**WHAT IS BEING ASKED:**
Only the lines from the top of the listing below to the line that has "import plotly.graph_objects as go" should be echoed, with both ends kept and pictures left out.

● ● ●

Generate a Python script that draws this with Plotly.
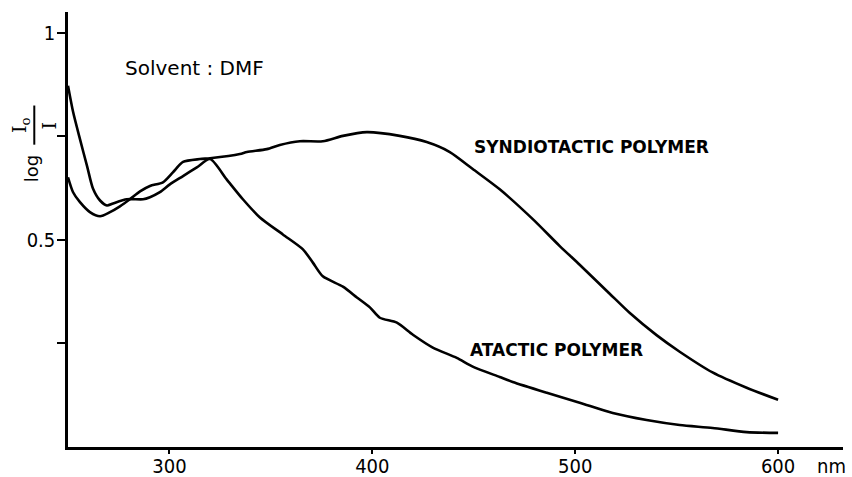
import plotly.graph_objects as go

# Wavelength (nm) and absorbance (log Io/I)
atactic_nm = [250, 252.5, 255.9, 259.4, 262.3, 265.8, 269.2, 272.2, 279, 287, 290.4, 295.3,
              300.2, 306.7, 313.5, 320, 328.2, 336.2, 344.6, 355.9, 365.8, 370.7, 375.6,
              385.5, 392.4, 398.8, 403.7, 412.1, 420, 429.8, 441.6, 449.5, 462.8, 469.2,
              486, 502.2, 518.5, 535.2, 551.5, 567.7, 584.5, 600]
atactic_abs = [0.872, 0.809, 0.743, 0.678, 0.624, 0.595, 0.583, 0.588, 0.598, 0.598, 0.603,
               0.615, 0.634, 0.654, 0.675, 0.695, 0.646, 0.598, 0.554, 0.513, 0.477, 0.445,
               0.412, 0.387, 0.361, 0.337, 0.312, 0.300, 0.271, 0.240, 0.215, 0.194, 0.169,
               0.157, 0.131, 0.107, 0.082, 0.065, 0.053, 0.046, 0.036, 0.034]

syndio_nm = [250, 252.5, 255.9, 260.8, 265.8, 270.7, 275.6, 280.5, 285.5, 290.4, 296.8,
             301.7, 306.7, 315, 320, 334.7, 338.2, 348, 354.4, 364.3, 375.6, 385.5, 397.3,
             413.5, 426.8, 438.2, 449.5, 462.8, 479.1, 492.4, 502.2, 517, 526.8, 540.1,
             551.5, 567.7, 584.5, 600]
syndio_abs = [0.651, 0.615, 0.591, 0.567, 0.557, 0.567, 0.581, 0.598, 0.617, 0.630, 0.639,
              0.663, 0.688, 0.695, 0.697, 0.707, 0.712, 0.719, 0.729, 0.738, 0.738, 0.751,
              0.760, 0.751, 0.736, 0.712, 0.671, 0.622, 0.550, 0.485, 0.440, 0.370, 0.324,
              0.270, 0.230, 0.180, 0.143, 0.114]

x_ticks = [300, 400, 500, 600]
x_ticktext = ["300", "400", "500", "600"]
y_ticks = [0.5, 1.0]
y_ticktext = ["0.5", "1"]
y_minor_ticks = [0.25, 0.75]

TICKFONT = dict(family="DejaVu Sans Condensed, DejaVu Sans, sans-serif", size=20, color="black")
LABELFONT = dict(family="DejaVu Sans, sans-serif", size=17, color="black")

fig = go.Figure()
for xs, ys, name in [(atactic_nm, atactic_abs, "ATACTIC POLYMER"),
                     (syndio_nm, syndio_abs, "SYNDIOTACTIC POLYMER")]:
    fig.add_trace(go.Scatter(x=xs, y=ys, mode="lines", name=name,
                             line=dict(color="black", width=2.6, shape="spline", smoothing=0.7),
                             hoverinfo="x+y+name"))

fig.update_layout(
    width=852, height=477,
    margin=dict(l=68, r=9, t=12, b=30),
    paper_bgcolor="white", plot_bgcolor="white",
    showlegend=False,
    xaxis=dict(range=[250, 632], tickvals=x_ticks, ticktext=x_ticktext, automargin=False,
               showgrid=False, zeroline=False, showline=True, linecolor="black", linewidth=2.5,
               ticks="outside", ticklen=4, tickwidth=2, tickcolor="black",
               ticklabelstandoff=-5, tickfont=TICKFONT),
    yaxis=dict(range=[0, 1.05], tickvals=y_ticks, ticktext=y_ticktext, automargin=False,
               showgrid=False, zeroline=False, showline=True, linecolor="black", linewidth=2.5,
               ticks="outside", ticklen=8, tickwidth=2, tickcolor="black",
               minor=dict(tickmode="array", tickvals=y_minor_ticks, ticks="outside",
                          ticklen=8, tickwidth=2, tickcolor="black", showgrid=False),
               ticklabelstandoff=-2, tickfont=TICKFONT),
)

ann = [
    dict(x=449.1, y=0.724, text="<b>SYNDIOTACTIC POLYMER</b>", xanchor="left", yanchor="middle",
         font=LABELFONT),
    dict(x=447.1, y=0.235, text="<b>ATACTIC POLYMER</b>", xanchor="left", yanchor="middle",
         font=LABELFONT),
    dict(x=277.1, y=0.915, text="Solvent : DMF", xanchor="left", yanchor="middle",
         font=dict(family="DejaVu Sans, sans-serif", size=20, color="black")),
    dict(x=626.5, xref="x", y=-0.044, yref="paper", text="nm", xanchor="center", yanchor="middle",
         font=TICKFONT),
    # y-axis title: log (Io / I), rotated
    dict(x=-0.047, xref="paper", y=0.64, yref="paper", text="log", textangle=-90,
         xanchor="center", yanchor="middle", font=dict(family="DejaVu Sans, sans-serif", size=18, color="black")),
    dict(x=-0.062, xref="paper", y=0.74, yref="paper", text="I<sub>o</sub>", textangle=-90,
         xanchor="center", yanchor="middle", font=dict(family="DejaVu Serif, serif", size=19, color="black")),
    dict(x=-0.024, xref="paper", y=0.74, yref="paper", text="I", textangle=-90,
         xanchor="center", yanchor="middle", font=dict(family="DejaVu Serif, serif", size=19, color="black")),
]
for a in ann:
    a.setdefault("showarrow", False)
    fig.add_annotation(**a)

# fraction bar of the axis title
fig.add_shape(type="line", xref="paper", yref="paper", x0=-0.0435, x1=-0.0435, y0=0.695, y1=0.785,
              line=dict(color="black", width=2))

fig.write_html("out.html", config={"displayModeBar": False},
               post_script="document.body.style.margin='0px';document.body.style.overflow='hidden';")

● ● ●

**RESPONSE BELOW:**
Generate a Python script that draws this with Plotly.
import plotly.graph_objects as go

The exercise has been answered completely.